Despite the rain in the forecast and the long drive, it felt worthwhile to undertake the trip. I arrived later in the afternoon on a Friday in early April, checked in with the friendly camp host and maintenance staff, and settled into site 29 on the north side. With its 52 sites, the campground would be over ninety percent occupied over the weekend. Before making some dinner, I took a walk on the Gould Nature Trail across the road and listened to the gentle waters of the South Fork Eel River.

Rain arrived as promised overnight, and breakfast needed to be prepared in full-on rain gear. Following some oatmeal and coffee, I drove north to Founders Grove, which is dedicated to the founders of the Save-The-Redwoods League. The main attractions of the half-mile walk are the Founders Tree and the Dyerville Giant. While the STR League can undoubtedly be thanked for their efforts in protecting these unique trees, I also learned about the complicated history of the league’s founders, namely their connection to white supremacy.

My next stop was the Big Trees Day Use Area off Mattole Road west of Hwy 101. This provided another opportunity to walk amongst a signature redwood specimen, the “Tall Tree,” 359.4 feet in height, to be specific.

I was familiar with Mattole Road from a bikepacking trip I had done a couple years prior. Despite that, I added a “drive around the block” for the locals to Honeydew, then north to Cape Mendocino before rejoining civilization in Ferndale.

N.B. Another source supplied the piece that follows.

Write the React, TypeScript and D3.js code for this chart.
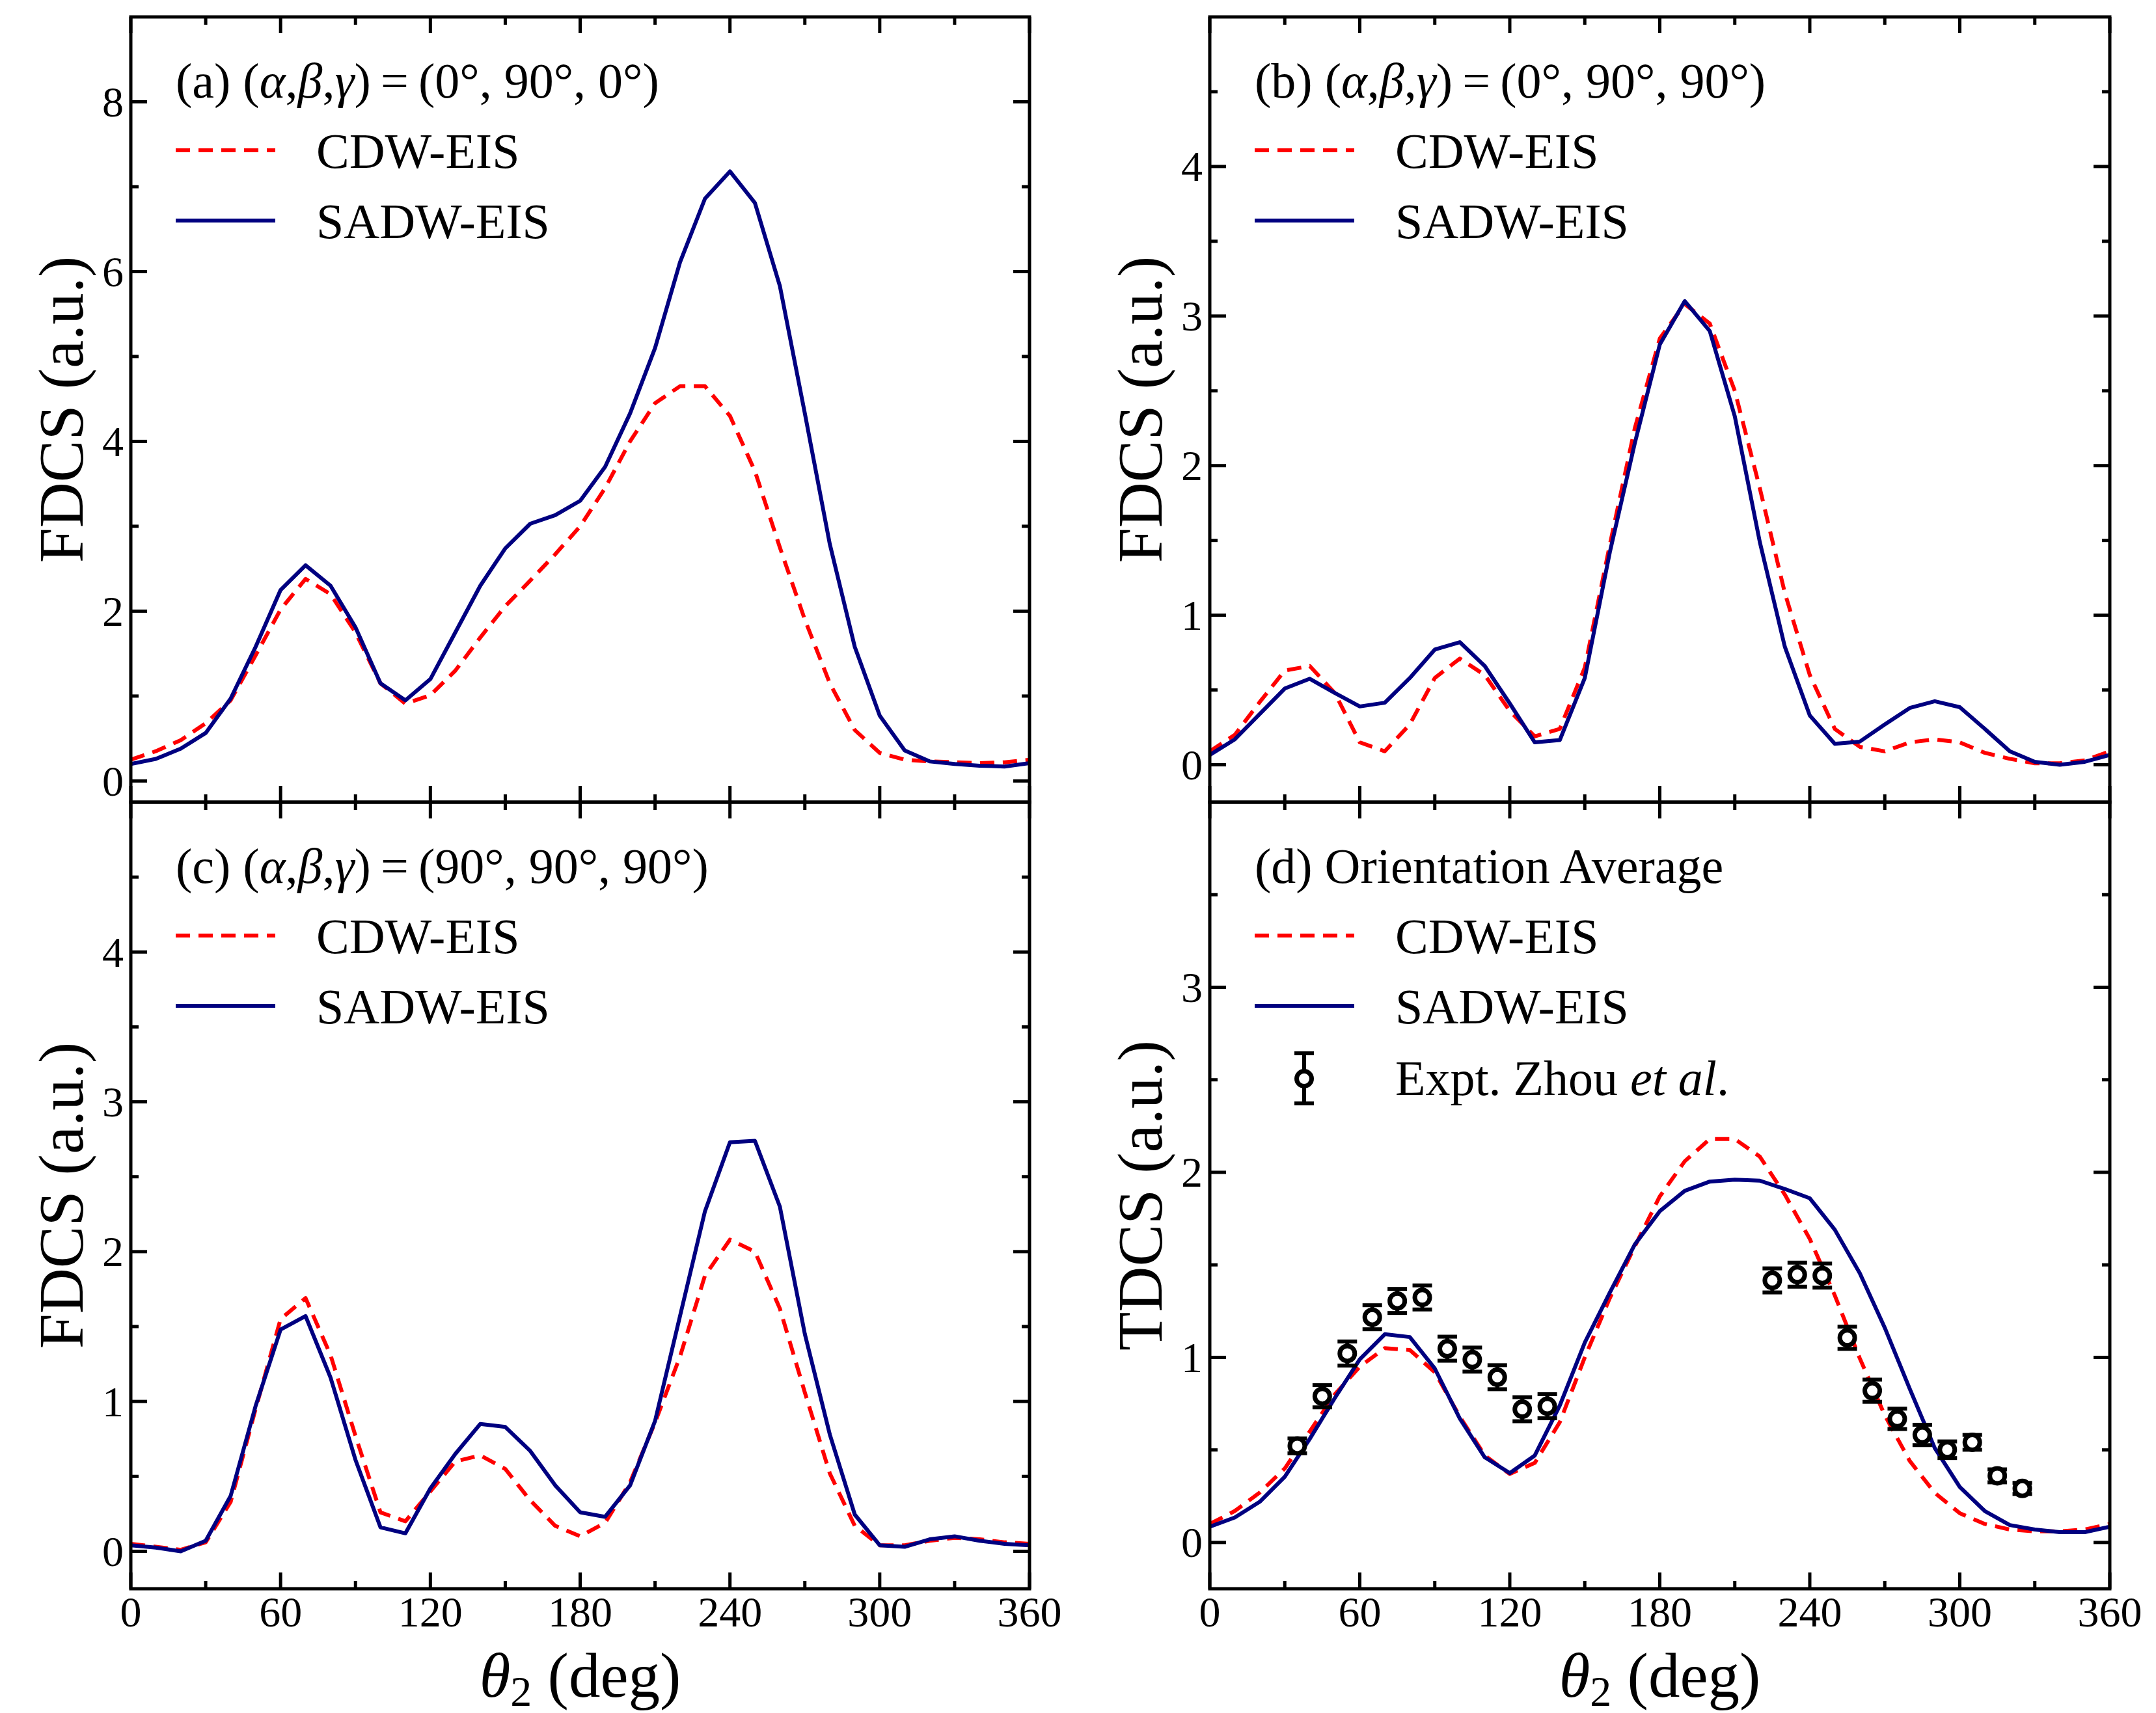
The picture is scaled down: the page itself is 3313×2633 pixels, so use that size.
import React from "react";
import * as d3 from "d3";

// ---------------- data ----------------
const angles = [0,10,20,30,40,50,60,70,80,90,100,110,120,130,140,150,160,170,180,190,200,210,220,230,240,250,260,270,280,290,300,310,320,330,340,350,360];

const aCdw = [0.25,0.35,0.48,0.68,0.95,1.48,2.02,2.38,2.2,1.75,1.15,0.91,1.01,1.3,1.69,2.06,2.36,2.67,3.0,3.45,4.0,4.45,4.65,4.65,4.3,3.65,2.75,1.9,1.15,0.6,0.33,0.25,0.23,0.22,0.21,0.22,0.25];
const aSadw = [0.2,0.26,0.38,0.565,0.97,1.58,2.25,2.54,2.3,1.81,1.15,0.95,1.2,1.75,2.3,2.74,3.03,3.13,3.3,3.7,4.33,5.1,6.11,6.86,7.18,6.81,5.83,4.33,2.79,1.58,0.77,0.36,0.23,0.2,0.18,0.17,0.21];

const bCdw = [0.09,0.2,0.42,0.63,0.66,0.48,0.15,0.09,0.27,0.58,0.71,0.6,0.36,0.19,0.24,0.65,1.47,2.25,2.85,3.08,2.95,2.5,1.85,1.15,0.6,0.24,0.12,0.09,0.15,0.17,0.15,0.08,0.04,0.01,0.01,0.03,0.09];
const bSadw = [0.066,0.17,0.34,0.51,0.575,0.48,0.39,0.415,0.58,0.77,0.82,0.66,0.41,0.15,0.165,0.58,1.42,2.15,2.81,3.1,2.9,2.33,1.49,0.79,0.33,0.14,0.155,0.27,0.38,0.425,0.385,0.24,0.09,0.02,0.0,0.02,0.066];

const cCdw = [0.05,0.03,0.01,0.06,0.33,0.95,1.55,1.69,1.31,0.77,0.26,0.2,0.4,0.6,0.64,0.55,0.34,0.17,0.1,0.19,0.46,0.86,1.3,1.84,2.08,2.0,1.62,1.06,0.52,0.17,0.04,0.04,0.07,0.09,0.08,0.06,0.05];
const cSadw = [0.04,0.025,0.0,0.07,0.37,0.97,1.48,1.57,1.16,0.61,0.16,0.12,0.42,0.65,0.85,0.83,0.67,0.44,0.26,0.23,0.44,0.87,1.57,2.27,2.73,2.74,2.3,1.45,0.78,0.245,0.04,0.03,0.08,0.1,0.07,0.05,0.04];

const dCdw = [0.1,0.17,0.27,0.4,0.6,0.8,0.95,1.05,1.04,0.92,0.68,0.47,0.37,0.43,0.65,1.0,1.32,1.6,1.87,2.06,2.18,2.18,2.085,1.88,1.64,1.335,0.995,0.687,0.44,0.268,0.158,0.1,0.07,0.06,0.06,0.07,0.1];
const dSadw = [0.085,0.135,0.22,0.355,0.56,0.78,0.99,1.125,1.11,0.94,0.67,0.46,0.375,0.47,0.74,1.08,1.35,1.61,1.79,1.9,1.95,1.96,1.955,1.91,1.86,1.69,1.455,1.16,0.83,0.51,0.3,0.17,0.094,0.07,0.056,0.056,0.085];

const exptAngles = [35,45,55,65,75,85,95,105,115,125,135,225,235,245,255,265,275,285,295,305,315,325];
const exptValues = [0.522,0.79,1.021,1.217,1.305,1.324,1.047,0.988,0.893,0.72,0.736,1.416,1.447,1.442,1.106,0.82,0.668,0.581,0.501,0.541,0.36,0.292];
const exptErrors = [0.04,0.06,0.065,0.065,0.065,0.065,0.065,0.065,0.065,0.065,0.065,0.065,0.065,0.065,0.06,0.06,0.055,0.055,0.045,0.04,0.035,0.03];

const xMajorTicks = [0,60,120,180,240,300,360];
const xMinorTicks = [30,90,150,210,270,330];

const aYMajor = [0,2,4,6,8];
const aYMinor = [1,3,5,7];
const bYMajor = [0,1,2,3,4];
const bYMinor = [0.5,1.5,2.5,3.5,4.5];
const cYMajor = [0,1,2,3,4];
const cYMinor = [0.5,1.5,2.5,3.5,4.5];
const dYMajor = [0,1,2,3];
const dYMinor = [0.5,1.5,2.5,3.5];

const seriesNames = ["CDW-EIS", "SADW-EIS"];
const exptName = "Expt. Zhou ";

// ---------------- style ----------------
const FONT = "'Liberation Serif', 'Times New Roman', Times, serif";
const RED = "#ff0000";
const BLUE = "#000080";
const W = 3313;
const H = 2633;

const colX = [201, 1859];
const colW = [1381, 1383];
const rowY = [26, 1233];
const rowH = [1207, 1209];

type PanelDef = {
  col: number;
  row: number;
  yDomain: [number, number];
  yMajor: number[];
  yMinor: number[];
  cdw: number[];
  sadw: number[];
  yLabel: string;
  title: React.ReactNode;
  showX: boolean;
  expt?: boolean;
};

const greekTitle = (tag: string, vals: string) => (
  <>
    <tspan>{tag} (</tspan>
    <tspan fontStyle="italic">α</tspan>
    <tspan>,</tspan>
    <tspan fontStyle="italic">β</tspan>
    <tspan>,</tspan>
    <tspan fontStyle="italic">γ</tspan>
    <tspan>){"\u2009"}={"\u2009"}{vals}</tspan>
  </>
);

const panels: PanelDef[] = [
  { col: 0, row: 0, yDomain: [-0.25, 9], yMajor: aYMajor, yMinor: aYMinor, cdw: aCdw, sadw: aSadw, yLabel: "FDCS (a.u.)", title: greekTitle("(a)", "(0°, 90°, 0°)"), showX: false },
  { col: 1, row: 0, yDomain: [-0.25, 5], yMajor: bYMajor, yMinor: bYMinor, cdw: bCdw, sadw: bSadw, yLabel: "FDCS (a.u.)", title: greekTitle("(b)", "(0°, 90°, 90°)"), showX: false },
  { col: 0, row: 1, yDomain: [-0.25, 5], yMajor: cYMajor, yMinor: cYMinor, cdw: cCdw, sadw: cSadw, yLabel: "FDCS (a.u.)", title: greekTitle("(c)", "(90°, 90°, 90°)"), showX: true },
  { col: 1, row: 1, yDomain: [-0.25, 4], yMajor: dYMajor, yMinor: dYMinor, cdw: dCdw, sadw: dSadw, yLabel: "TDCS (a.u.)", title: <tspan>(d) Orientation Average</tspan>, showX: true, expt: true },
];

const MAJOR = 25;
const MINOR = 12;
const TICK_W = 5;
const LINE_W = 6;
const DASH = "22,13";
const CAP = 15;
const BAR_W = 6;

function Panel({ p, idx }: { p: PanelDef; idx: number }) {
  const x0 = colX[p.col];
  const y0 = rowY[p.row];
  const w = colW[p.col];
  const h = rowH[p.row];
  const x = d3.scaleLinear().domain([0, 360]).range([0, w]);
  const y = d3.scaleLinear().domain(p.yDomain).range([h, 0]);
  const line = d3
    .line<number>()
    .x((_, i) => x(angles[i]))
    .y((d) => y(d));
  const clipId = `clip-${idx}`;

  const legendX1 = 69;
  const legendX2 = 222;
  const textX = 285;

  return (
    <g transform={`translate(${x0},${y0})`}>
      <defs>
        <clipPath id={clipId}>
          <rect x={0} y={0} width={w} height={h} />
        </clipPath>
      </defs>
      {/* curves */}
      <g clipPath={`url(#${clipId})`}>
        <path d={line(p.cdw) || ""} fill="none" stroke={RED} strokeWidth={LINE_W} strokeDasharray={DASH} strokeLinejoin="round" />
        <path d={line(p.sadw) || ""} fill="none" stroke={BLUE} strokeWidth={LINE_W} strokeLinejoin="round" />
        {p.expt &&
          exptAngles.map((a, i) => {
            const cx = x(a);
            const cy = y(exptValues[i]);
            const yt = y(exptValues[i] + exptErrors[i]);
            const yb = y(exptValues[i] - exptErrors[i]);
            return (
              <g key={i}>
                <line x1={cx} x2={cx} y1={yt} y2={yb} stroke="#000" strokeWidth={BAR_W} />
                <line x1={cx - CAP} x2={cx + CAP} y1={yt} y2={yt} stroke="#000" strokeWidth={BAR_W} />
                <line x1={cx - CAP} x2={cx + CAP} y1={yb} y2={yb} stroke="#000" strokeWidth={BAR_W} />
                <circle cx={cx} cy={cy} r={11.5} fill="#fff" stroke="#000" strokeWidth={7} />
              </g>
            );
          })}
      </g>

      {/* ticks */}
      <g stroke="#000" strokeWidth={TICK_W}>
        {xMajorTicks.map((t) => (
          <g key={`xM${t}`}>
            <line x1={x(t)} x2={x(t)} y1={h} y2={h - MAJOR} />
            <line x1={x(t)} x2={x(t)} y1={0} y2={MAJOR} />
          </g>
        ))}
        {xMinorTicks.map((t) => (
          <g key={`xm${t}`}>
            <line x1={x(t)} x2={x(t)} y1={h} y2={h - MINOR} />
            <line x1={x(t)} x2={x(t)} y1={0} y2={MINOR} />
          </g>
        ))}
        {p.yMajor.map((t) => (
          <g key={`yM${t}`}>
            <line x1={0} x2={MAJOR} y1={y(t)} y2={y(t)} />
            <line x1={w} x2={w - MAJOR} y1={y(t)} y2={y(t)} />
          </g>
        ))}
        {p.yMinor.map((t) => (
          <g key={`ym${t}`}>
            <line x1={0} x2={MINOR} y1={y(t)} y2={y(t)} />
            <line x1={w} x2={w - MINOR} y1={y(t)} y2={y(t)} />
          </g>
        ))}
      </g>
      <rect x={0} y={0} width={w} height={h} fill="none" stroke="#000" strokeWidth={5} />

      {/* tick labels */}
      <g fontFamily={FONT} fontSize={66} fill="#000">
        {p.yMajor.map((t) => (
          <text key={`yl${t}`} x={-11} y={y(t)} dy="0.34em" textAnchor="end">
            {d3.format("d")(t)}
          </text>
        ))}
        {p.showX &&
          xMajorTicks.map((t) => (
            <text key={`xl${t}`} x={x(t)} y={h + 58} textAnchor="middle">
              {t}
            </text>
          ))}
      </g>

      {/* axis titles */}
      <text
        transform={`translate(-74,${h / 2}) rotate(-90)`}
        textAnchor="middle"
        fontFamily={FONT}
        fontSize={97}
        fill="#000"
      >
        {p.yLabel}
      </text>
      {p.showX && (
        <text x={w / 2} y={h + 166} textAnchor="middle" fontFamily={FONT} fontSize={97} fill="#000">
          <tspan fontStyle="italic">θ</tspan>
          <tspan fontSize={66} dy={14}>2</tspan>
          <tspan dy={-14}> (deg)</tspan>
        </text>
      )}

      {/* title & legend */}
      <g fontFamily={FONT} fontSize={76} fill="#000">
        <text x={legendX1} y={124}>{p.title}</text>
        <line x1={legendX1} x2={legendX2} y1={205} y2={205} stroke={RED} strokeWidth={LINE_W} strokeDasharray={DASH} />
        <text x={textX} y={232}>{seriesNames[0]}</text>
        <line x1={legendX1} x2={legendX2} y1={313} y2={313} stroke={BLUE} strokeWidth={LINE_W} />
        <text x={textX} y={340}>{seriesNames[1]}</text>
        {p.expt && (
          <g>
            <line x1={145} x2={145} y1={386} y2={463} stroke="#000" strokeWidth={BAR_W} />
            <line x1={130} x2={160} y1={386} y2={386} stroke="#000" strokeWidth={BAR_W} />
            <line x1={130} x2={160} y1={463} y2={463} stroke="#000" strokeWidth={BAR_W} />
            <circle cx={145} cy={425} r={11.5} fill="#fff" stroke="#000" strokeWidth={7} />
            <text x={textX} y={450}>
              {exptName}
              <tspan fontStyle="italic">et al</tspan>.
            </text>
          </g>
        )}
      </g>
    </g>
  );
}

export default function App() {
  return (
    <div style={{ position: "absolute", left: 0, top: 0, width: W, height: H, background: "#fff" }}>
      <svg width={W} height={H} viewBox={`0 0 ${W} ${H}`} xmlns="http://www.w3.org/2000/svg" style={{ display: "block" }}>
        <rect x={0} y={0} width={W} height={H} fill="#fff" />
        {panels.map((p, i) => (
          <Panel key={i} p={p} idx={i} />
        ))}
      </svg>
    </div>
  );
}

Most striking was the feeling of remoteness along this stretch. While paved all the way, I only encountered the occasional house or farm past the hamlet of Petrolia. Ferndale offers some restaurant and coffee options along a well-maintained main street.

Before returning to Burlington Campground, I stopped by Rockefeller Grove, which I had missed along Mattole Road earlier. In 1931, John D. Rockefeller, Jr., donated two million dollars to the Save-the-Redwoods League, purchasing this part of the forest.

Burlington Campground

While Humboldt Redwoods State Park has multiple campgrounds, Burlington Campground is the only one open year-round. For this trip, I had booked site 29, which is only a short walk away from the bathrooms (and coin-operated showers) on the northern side of the park and has no neighbors behind it since it borders the edge of the campground and a creek bed (campground map).

Reservations can be made via ReserveCalifornia.


Firewood can be purchased from the staff at the check-in kiosk.